Not all schools in the district have a cell phone policy as strict as Treasure Mountain. Park City High School recently relaxed its policy of no cell phone use during school. Students can now use phones before and after school, at lunch and in between classes. The relaxed policy has dramatically reduced the number of cell phone use violations in the school, McNaughtan said.

Students at South Summit High School can use cell phones during lunchtime, before and after school. "We don’t allow cell phones to be on during academic time," Principal Gary Twitchell said. "If a student doesn’t have a class, we still consider that academic time."

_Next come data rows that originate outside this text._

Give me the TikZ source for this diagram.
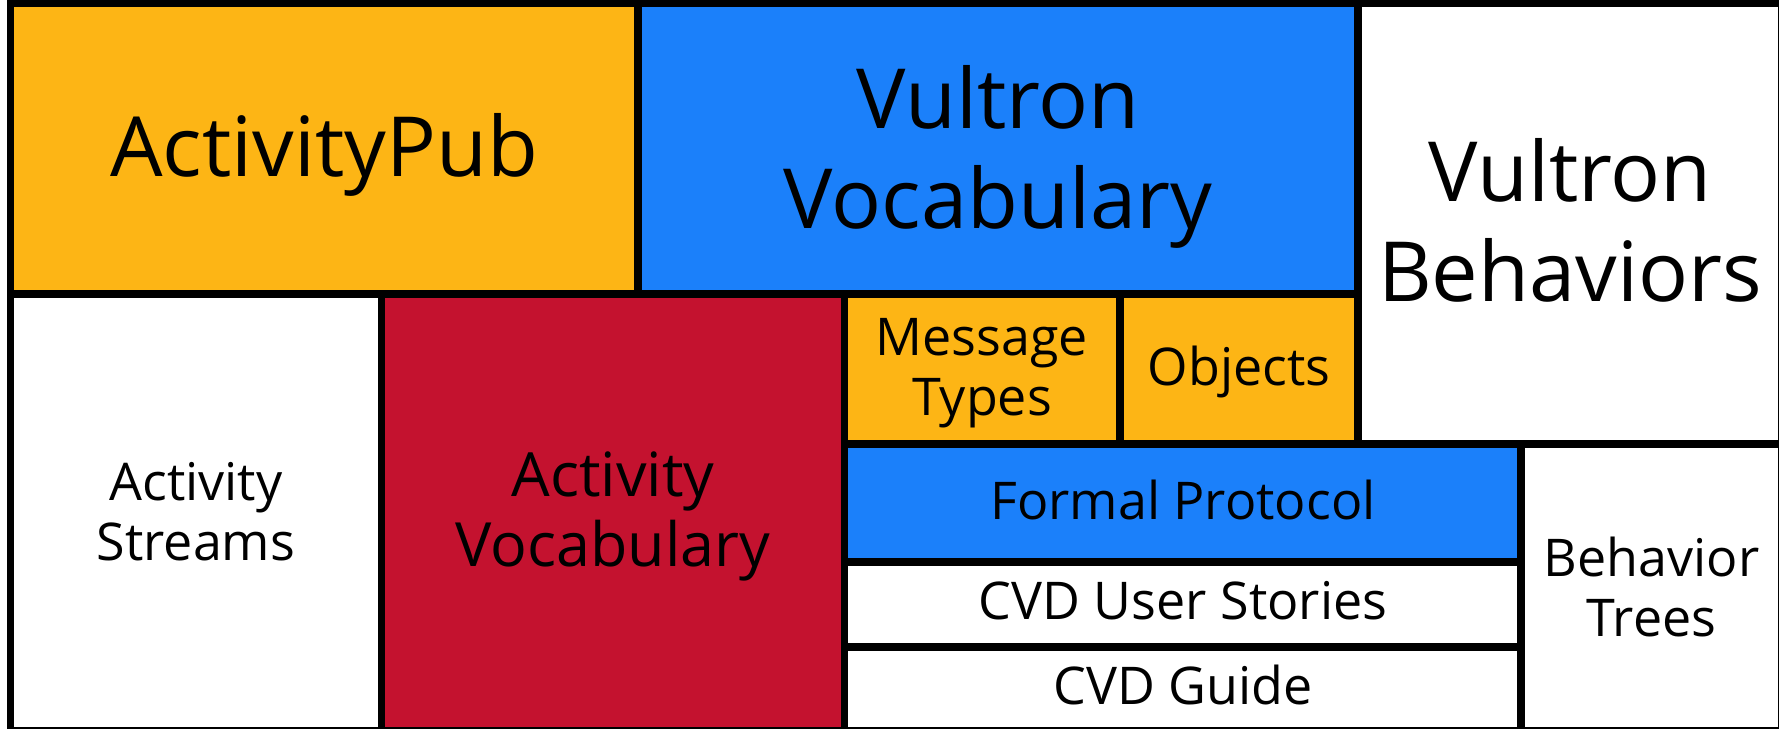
\documentclass[tikz,border=0pt]{standalone}
\usepackage{fontspec}
\setmainfont{Open Sans}
\definecolor{cOrange}{RGB}{253,181,21}
\definecolor{cBlue}{RGB}{27,128,250}
\definecolor{cRed}{RGB}{196,18,47}
\begin{document}
\begin{tikzpicture}[x=1pt,y=-1pt,
  box/.style={draw=black, line width=7.5pt},
  big/.style={font=\fontsize{83}{100}\selectfont, align=center, inner sep=0pt, outer sep=0pt},
  mid/.style={font=\fontsize{61}{70}\selectfont, align=center, inner sep=0pt, outer sep=0pt},
  small/.style={font=\fontsize{52}{60}\selectfont, align=center, inner sep=0pt, outer sep=0pt}]
\useasboundingbox (0,0) rectangle (1779,728);
\fill[white] (0,0) rectangle (1779,728);
% boxes
\path[box, fill=cOrange] (10.5,3.5) rectangle (638,294);
\path[box, fill=cBlue] (638,3.5) rectangle (1358,294);
\path[box, fill=white] (1358,3.5) rectangle (1782,444);
\path[box, fill=white] (10.5,294) rectangle (381.5,731);
\path[box, fill=cRed] (381.5,294) rectangle (844.5,731);
\path[box, fill=cOrange] (844.5,294) rectangle (1120,444);
\path[box, fill=cOrange] (1120,294) rectangle (1358,444);
\path[box, fill=cBlue] (844.5,444) rectangle (1521,562);
\path[box, fill=white] (844.5,562) rectangle (1521,647);
\path[box, fill=white] (844.5,647) rectangle (1521,731);
\path[box, fill=white] (1521,444) rectangle (1782,731);
% labels
\node[big] (ap) at (324,155.4) {ActivityPub};
\node[big] (vv) at (998,156.8) {Vultron\\Vocabulary};
\node[big] (vb) at (1570,220.2) {Vultron\\Behaviors};
\node[mid] (av) at (613,516) {Activity\\Vocabulary};
\node[small] (as) at (196,511.3) {Activity\\Streams};
\node[small] (mt) at (982,372.7) {Message\\Types};
\node[small] (ob) at (1239,371.5) {Objects};
\node[small] (fp) at (1183,500.3) {Formal Protocol};
\node[small] (us) at (1183,600.3) {CVD User Stories};
\node[small] (cg) at (1183,685.3) {CVD Guide};
\node[small] (bt) at (1651.5,586.8) {Behavior\\Trees};
\end{tikzpicture}
\end{document}
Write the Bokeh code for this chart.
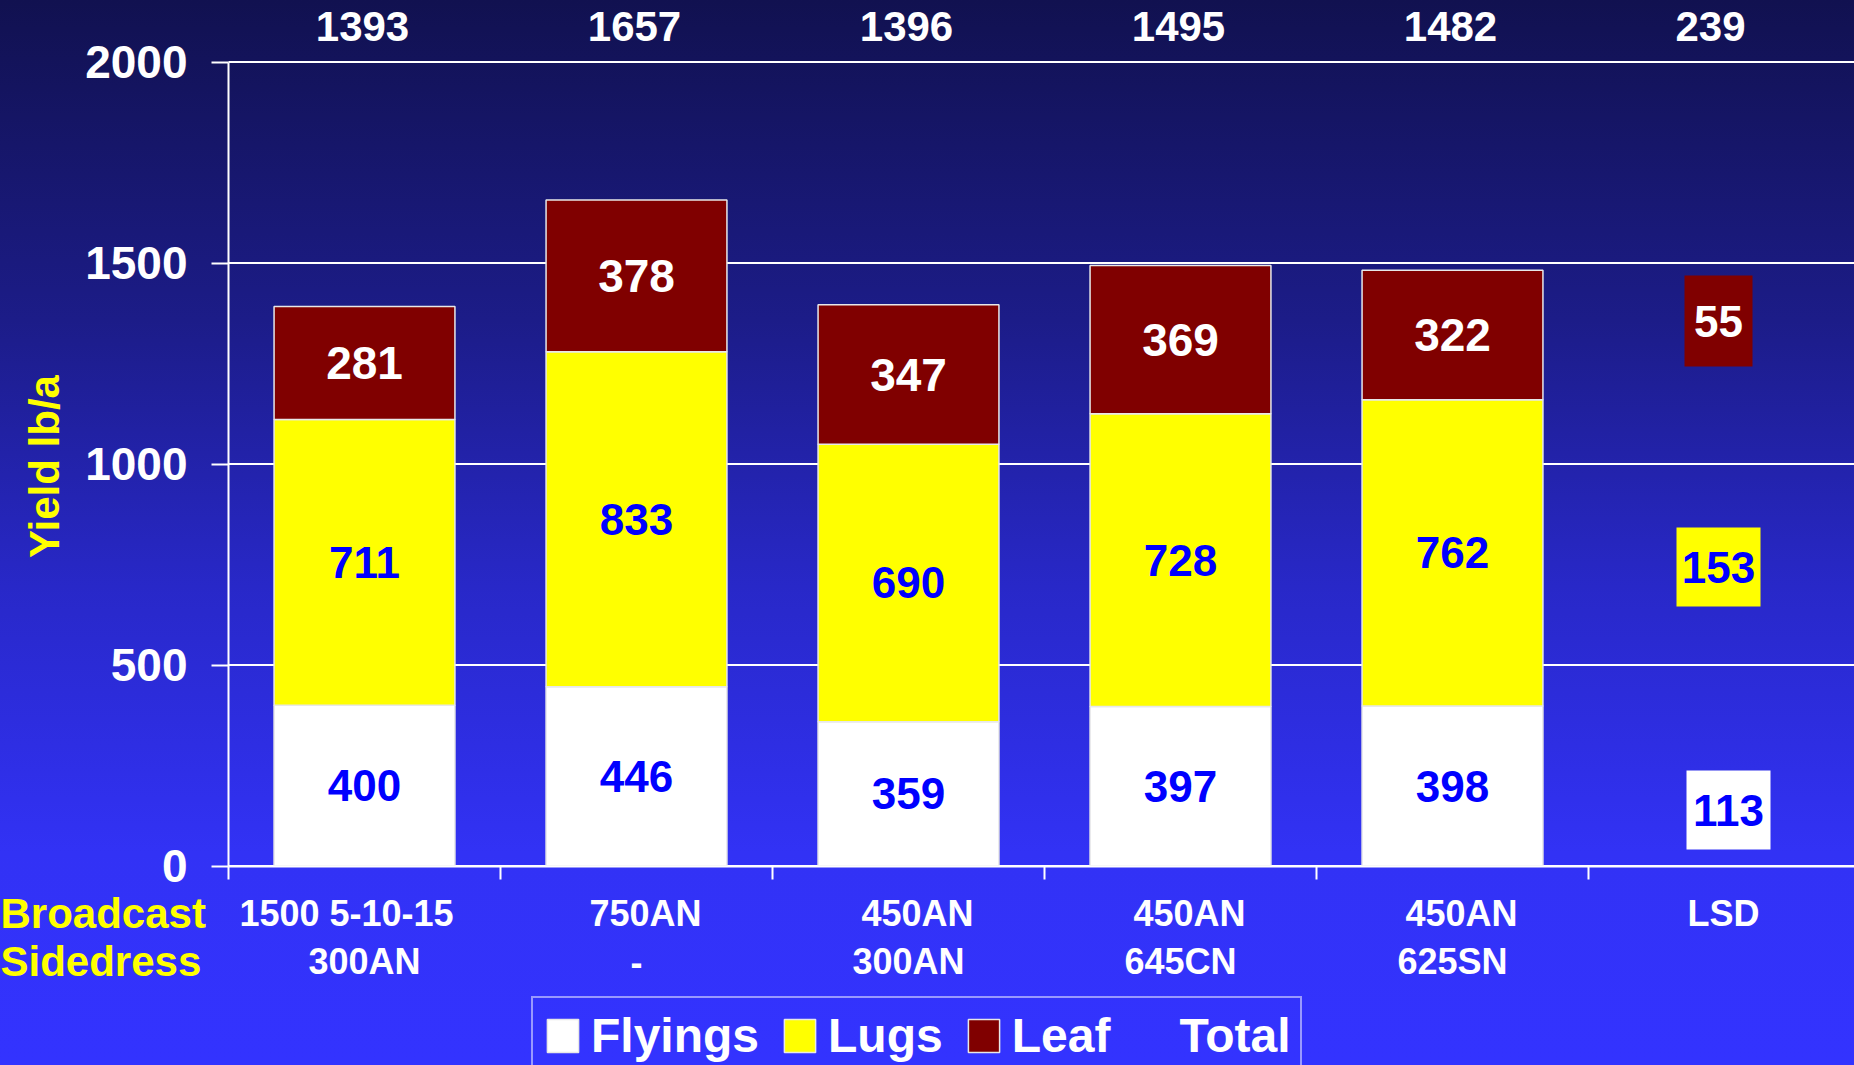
import numpy as np
from bokeh.plotting import figure
from bokeh.models import (Range1d, FixedTicker, ColumnDataSource, LabelSet, Label,
                          Legend, LegendItem)
from bokeh.core.properties import value
from bokeh.embed import file_html
from bokeh.resources import INLINE

# ---------------- data ----------------
broadcast = ["1500 5-10-15", "750AN", "450AN", "450AN", "450AN", "LSD"]
sidedress = ["300AN", "-", "300AN", "645CN", "625SN", ""]
flyings = [400, 446, 359, 397, 398]
lugs = [711, 833, 690, 728, 762]
leaf = [281, 378, 347, 369, 322]
totals = [1393, 1657, 1396, 1495, 1482]
lsd_flyings = 113
lsd_lugs = 153
lsd_leaf = 55
lsd_total = 239
y_ticks = [0, 500, 1000, 1500, 2000]
series_names = ["Flyings", "Lugs", "Leaf", "Total"]
row_headers = ["Broadcast", "Sidedress"]
axis_title = "Yield lb/a"

# ---------------- layout / style ----------------
W, H = 1854, 1065
X0_PX = 228          # pixel of x = 0 (y axis)
CAT_PX = 272         # pixels per category
Y0_PX = 865.5        # pixel of y = 0
PPY = 0.402          # pixels per lb/a
FONT = "Liberation Sans"
BLUE = "#0000ff"
YELLOW = "#ffff00"
MAROON = "#800000"
BAR_W = 0.665
BROADCAST_DX = [-18, 9, 9, 9, 9, -1]     # label nudges (pixels)
TOTAL_DX = [-2, -2, -2, -2, -2, -14]


def px_x(px):
    return (px - X0_PX) / CAT_PX


def px_y(py):
    return (Y0_PX - py) / PPY


p = figure(width=W, height=H,
           x_range=Range1d(px_x(0), px_x(W)), y_range=Range1d(px_y(H), px_y(0)),
           output_backend="svg", toolbar_location=None,
           min_border_left=0, min_border_right=0, min_border_top=0, min_border_bottom=0,
           background_fill_alpha=0, border_fill_alpha=0, outline_line_color=None)
p.styles = {
    "position": "fixed", "left": "0px", "top": "0px",
    "background": "linear-gradient(to bottom, #111150 0%, #1c1c88 30%, #2828c8 55%, #3232f5 80%, #3333ff 100%)",
}

n = len(flyings)
n_cat = n + 1

# axes (drawn at data zero, spanning only the data area)
p.yaxis.fixed_location = 0
p.yaxis.bounds = (y_ticks[0], y_ticks[-1])
p.yaxis.ticker = FixedTicker(ticks=y_ticks)
p.yaxis.major_label_text_font = FONT
p.yaxis.major_label_text_font_style = "bold"
p.yaxis.major_label_text_font_size = "46px"
p.yaxis.major_label_text_color = "white"
p.yaxis.axis_line_color = "white"
p.yaxis.axis_line_width = 2
p.yaxis.major_tick_line_color = "white"
p.yaxis.major_tick_line_width = 2
p.yaxis.major_tick_out = 17
p.yaxis.major_tick_in = 0
p.yaxis.minor_tick_line_color = None
p.yaxis.major_label_standoff = 24

p.xaxis.fixed_location = 0
p.xaxis.bounds = (0, n_cat)
p.xaxis.ticker = FixedTicker(ticks=list(range(n_cat)))
p.xaxis.major_label_overrides = {i: "" for i in range(n_cat)}
p.xaxis.axis_line_color = "white"
p.xaxis.axis_line_width = 2
p.xaxis.major_tick_line_color = "white"
p.xaxis.major_tick_line_width = 2
p.xaxis.major_tick_out = 13
p.xaxis.major_tick_in = 0
p.xaxis.minor_tick_line_color = None

p.xgrid.visible = False
p.ygrid.visible = False

# horizontal grid lines
p.segment(x0=[0] * len(y_ticks), x1=[n_cat] * len(y_ticks), y0=y_ticks, y1=y_ticks,
          line_color="white", line_width=2)

# stacked bars
x = np.arange(n) + 0.5
fly = np.array(flyings, dtype=float)
lug = np.array(lugs, dtype=float)
lf = np.array(leaf, dtype=float)
src = ColumnDataSource(dict(
    x=x,
    fly_top=fly,
    lug_bottom=fly, lug_top=fly + lug,
    leaf_bottom=fly + lug, leaf_top=fly + lug + lf,
    fly_mid=fly / 2, lug_mid=fly + lug / 2, leaf_mid=fly + lug + lf / 2,
    fly_txt=[str(v) for v in flyings],
    lug_txt=[str(v) for v in lugs],
    leaf_txt=[str(v) for v in leaf],
))

r_fly = p.vbar(x="x", bottom=0, top="fly_top", width=BAR_W, source=src,
               fill_color="white", line_color="#e8e8e8", line_width=1.5)
r_lug = p.vbar(x="x", bottom="lug_bottom", top="lug_top", width=BAR_W, source=src,
               fill_color=YELLOW, line_color="#e8e8e8", line_width=1.5)
r_leaf = p.vbar(x="x", bottom="leaf_bottom", top="leaf_top", width=BAR_W, source=src,
                fill_color=MAROON, line_color="#e8e8e8", line_width=1.5)
r_total = p.vbar(x=[], top=[], width=BAR_W, fill_alpha=0, line_alpha=0)


def labels(source, xf, yf, tf, color, size, align="center", dx=0):
    return LabelSet(x=xf, y=yf, text=tf, source=source, x_offset=dx,
                    text_align=align, text_baseline="middle",
                    text_color=color, text_font=value(FONT),
                    text_font_style="bold", text_font_size=size)


p.add_layout(labels(src, "x", "fly_mid", "fly_txt", BLUE, "44px"))
p.add_layout(labels(src, "x", "lug_mid", "lug_txt", BLUE, "44px"))
p.add_layout(labels(src, "x", "leaf_mid", "leaf_txt", "white", "46px"))

# LSD column boxes
lsd_src = ColumnDataSource(dict(
    x=[px_x(1728), px_x(1718), px_x(1718)],
    y=[px_y(809.5), px_y(566.5), px_y(320.5)],
    w=[84, 84, 68], h=[79, 79, 91],
    fill=["white", YELLOW, MAROON],
    tc=[BLUE, BLUE, "white"],
    txt=[str(lsd_flyings), str(lsd_lugs), str(lsd_leaf)],
))
p.rect(x="x", y="y", width="w", height="h", width_units="screen", height_units="screen",
       fill_color="fill", line_color=None, source=lsd_src)
p.add_layout(LabelSet(x="x", y="y", text="txt", source=lsd_src,
                      text_align="center", text_baseline="middle",
                      text_color="tc", text_font=value(FONT),
                      text_font_style="bold", text_font_size="44px"))

# totals above the plot
tot_src = ColumnDataSource(dict(
    x=np.arange(n_cat) + 0.5,
    y=[px_y(26)] * n_cat,
    dx=TOTAL_DX,
    txt=[str(v) for v in totals] + [str(lsd_total)],
))
p.add_layout(labels(tot_src, "x", "y", "txt", "white", "42px", dx="dx"))

# category labels below the axis
cat_src = ColumnDataSource(dict(
    x=np.arange(n_cat) + 0.5,
    y1=[px_y(913)] * n_cat,
    y2=[px_y(961)] * n_cat,
    dx=BROADCAST_DX,
    b=broadcast, s=sidedress,
))
p.add_layout(labels(cat_src, "x", "y1", "b", "white", "36px", dx="dx"))
p.add_layout(labels(cat_src, "x", "y2", "s", "white", "36px"))

# row headers
hdr_src = ColumnDataSource(dict(
    x=[px_x(0), px_x(0)], y=[px_y(913), px_y(961)], txt=row_headers,
))
p.add_layout(labels(hdr_src, "x", "y", "txt", YELLOW, "42px", align="left"))

# y axis title
p.add_layout(Label(x=px_x(43.5), y=px_y(466), text=axis_title, angle=np.pi / 2,
                   text_align="center", text_baseline="middle",
                   text_color=YELLOW, text_font=FONT, text_font_style="bold",
                   text_font_size="42px"))

# legend
legend = Legend(items=[LegendItem(label=series_names[0], renderers=[r_fly]),
                       LegendItem(label=series_names[1], renderers=[r_lug]),
                       LegendItem(label=series_names[2], renderers=[r_leaf]),
                       LegendItem(label=series_names[3], renderers=[r_total])],
                orientation="horizontal", location=(531, -10),
                label_text_font=FONT, label_text_font_style="bold",
                label_text_font_size="48px", label_text_color="white",
                glyph_width=39, glyph_height=41, label_standoff=9, spacing=21,
                padding=10, margin=0, border_line_color="white", border_line_width=2,
                background_fill_alpha=0)
p.add_layout(legend)

open("out.html", "w").write(file_html(p, INLINE))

Students using a phone during academic time, regardless of where they attend school, can have their cell phone taken for at least the rest of the day. If students persist, school principals will involve students and parents directly to help resolve the situation.

Twitchell also added that cell phones are not allowed in locker rooms as part of a severe clause in the cell phone use policy at South Summit High School. Under the severe clause, if a student uses a cell phone to take inappropriate pictures, threaten or vulgarly harass other students or transport pornographic material, he or she will lose all cell phone privileges for one year.

The majority of Summit County students follow these guidelines to promote healthy learning environments in schools. Cell phone use still remains a concern for administrators throughout the three districts in Summit County. "I can’t tell you the number of faculty meetings we’ve had regarding that issue," North Summit County principal Jerre Holmes said.